• [WHAT YOU ARE ASKED TO DO]: Look below for the line with "Reproduce this chart with Plotly." and the line with "import plotly.graph_objects as go"; repeat exactly those two lines and all lines between them, but no pictures.

Extracted data entries

☆ ☆ ☆ ☆

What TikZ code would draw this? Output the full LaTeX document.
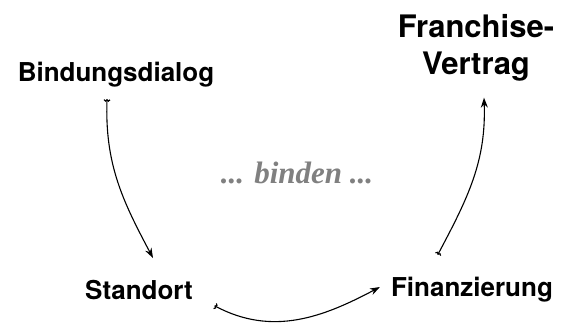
\documentclass[tikz,border=0pt]{standalone}
\usepackage{fontspec}
\setmainfont{TeX Gyre Heros}
\newfontfamily\seriffont{Liberation Serif}
\usetikzlibrary{arrows.meta, positioning}
\definecolor{midgray}{RGB}{128,128,128}

\begin{document}
\begin{tikzpicture}[x=1pt,y=-1pt,>={Stealth[length=10pt,width=7pt]},
      step node/.style={font=\fontsize{26}{31}\selectfont\bfseries, inner sep=0pt},
      link/.style={{Hooks[reversed,width=7pt,length=2pt]}->, line width=1.1pt}]
      \useasboundingbox (0,0) rectangle (562,325);
      \node[step node]   (bind)  at (116,75) {Bindungsdialog};
      \node[step node]   (stand) at (139,290) {Standort};
      \node[step node]   (fin)   at (472,290) {Finanzierung};
      \node[step node, font=\fontsize{31}{37}\selectfont\bfseries, align=center] (vertrag) at (476,48) {Franchise-\\Vertrag};
      \node[font=\fontsize{31}{37}\seriffont\bfseries\itshape, text=midgray] (bind text) at (297,173) {... binden ...};
      \draw[link] ([xshift=-9pt,yshift=-12pt]bind.south) to[out=-92,in=118] ([xshift=14pt,yshift=22pt]stand.north);
      \draw[link] ([xshift=22pt,yshift=-16pt]stand.east) to[out=-28,in=208] ([xshift=-11pt,yshift=3pt]fin.west);
      \draw[link] ([xshift=-34pt,yshift=23pt]fin.north) to[out=62,in=-88] ([xshift=8pt,yshift=-16pt]vertrag.south);
\end{tikzpicture}
\end{document}
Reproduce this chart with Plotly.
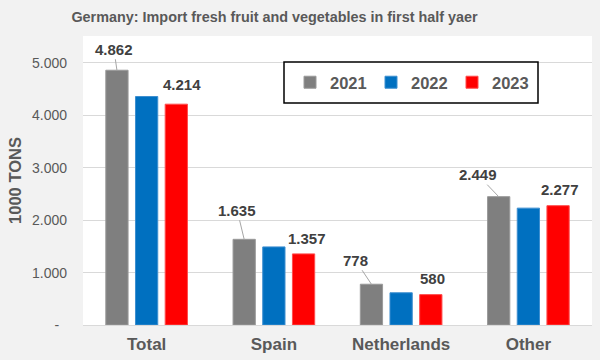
import plotly.graph_objects as go

categories = ["Total", "Spain", "Netherlands", "Other"]
years = ["2021", "2022", "2023"]
v2021 = [4862, 1635, 778, 2449]
v2022 = [4360, 1490, 615, 2230]
v2023 = [4214, 1357, 580, 2277]
colors = ["#7f7f7f", "#0070c0", "#ff0000"]
edge = ["#9a9a9a", "#3d8fd0", "#ff4d4d"]
ytick_vals = [0, 1000, 2000, 3000, 4000, 5000]
ytick_text = ["-\u00a0\u00a0", "1.000", "2.000", "3.000", "4.000", "5.000"]

# label offsets (pixels) relative to bar tops
off2021 = [(-3, -21), (-7, -29), (-16, -24), (-21, -22)]
off2023 = [(6, -20), (3, -15), (2, -16), (2, -16)]

FONT = "Liberation Sans, Arial, sans-serif"
idx = list(range(len(categories)))

fig = go.Figure()
for name, vals, c, e in zip(years, [v2021, v2022, v2023], colors, edge):
    fig.add_trace(go.Bar(x=idx, y=vals, name=f"<b>{name}</b>",
                         marker=dict(color=c, line=dict(color=e, width=1))))

bargap = 0.3
slot = (1 - bargap) / 3
PW, PH, L, T = 509, 289, 83, 36


def fmt(v):
    return f"{v:,}".replace(",", ".")


anns = []
for i, (v, (dx, dy)) in enumerate(zip(v2021, off2021)):
    anns.append(dict(x=i - slot, y=v, xref="x", yref="y", text=f"<b>{fmt(v)}</b>",
                     showarrow=True, arrowhead=0, arrowwidth=1, arrowcolor="#a6a6a6",
                     ax=dx, ay=dy, standoff=0,
                     font=dict(family=FONT, size=15, color="#404040")))
for i, (v, (dx, dy)) in enumerate(zip(v2023, off2023)):
    anns.append(dict(x=i + slot, y=v, xref="x", yref="y", text=f"<b>{fmt(v)}</b>",
                     showarrow=False, xshift=dx, yshift=-dy, yanchor="middle",
                     font=dict(family=FONT, size=15, color="#404040")))

# legend frame
box = dict(type="rect", xref="paper", yref="paper",
           x0=(284 - L) / PW, x1=(538 - L) / PW,
           y0=(T + PH - 103) / PH, y1=(T + PH - 62) / PH,
           fillcolor="#ffffff", line=dict(color="#000000", width=1.5), layer="above")

fig.update_layout(
    width=600, height=360,
    margin=dict(l=L, r=600 - L - PW, t=T, b=360 - T - PH, autoexpand=False),
    paper_bgcolor="#f2f2f2",
    plot_bgcolor="#ffffff",
    barmode="group", bargap=bargap, bargroupgap=0.25,
    font=dict(family=FONT, color="#595959"),
    title=dict(text="<b>Germany: Import fresh fruit and vegetables in first half yaer</b>",
               x=0.4575, xanchor="center", y=1 - 17 / 360, yanchor="middle",
               font=dict(family=FONT, size=14.4, color="#595959")),
    xaxis=dict(tickmode="array", tickvals=idx, ticktext=[f"<b>{c}</b>" for c in categories],
               range=[-0.5, len(categories) - 0.5], showgrid=False, zeroline=False,
               showline=True, linecolor="#d9d9d9", linewidth=1, ticks="", automargin=False,
               tickfont=dict(family=FONT, size=17, color="#595959"), ticklabelstandoff=4),
    yaxis=dict(range=[0, 5515], tickmode="array", tickvals=ytick_vals, ticktext=ytick_text,
               showgrid=True, gridcolor="#d9d9d9", gridwidth=1, zeroline=False,
               ticks="", tickfont=dict(family=FONT, size=14, color="#595959"),
               ticklabelstandoff=15, automargin=False,
               title=dict(text="<b>1000 TONS</b>", standoff=6,
                          font=dict(family=FONT, size=16.5, color="#595959"))),
    legend=dict(orientation="h", x=(290 - L) / PW, xanchor="left",
                y=(T + PH - 82.5) / PH, yanchor="middle",
                bgcolor="rgba(0,0,0,0)", borderwidth=0,
                font=dict(family=FONT, size=16.5, color="#595959"),
                entrywidth=36, entrywidthmode="pixels"),
    annotations=anns,
    shapes=[box],
    showlegend=True,
)

fig.write_html("out.html", config={"displayModeBar": False},
               post_script="document.body.style.margin='0';document.body.style.background='#f2f2f2';")
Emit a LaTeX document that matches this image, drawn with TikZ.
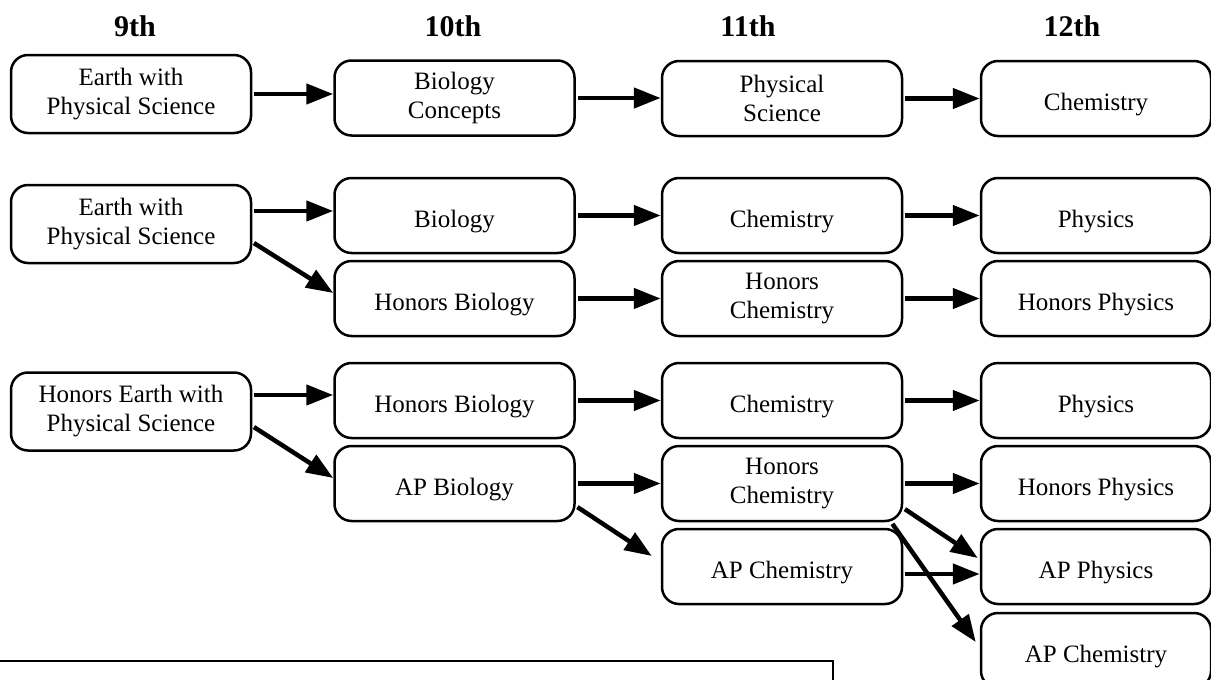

☆ ☆ ☆ ☆

• [SOLUTION]:
Reproduce this chart with Plotly.
import plotly.graph_objects as go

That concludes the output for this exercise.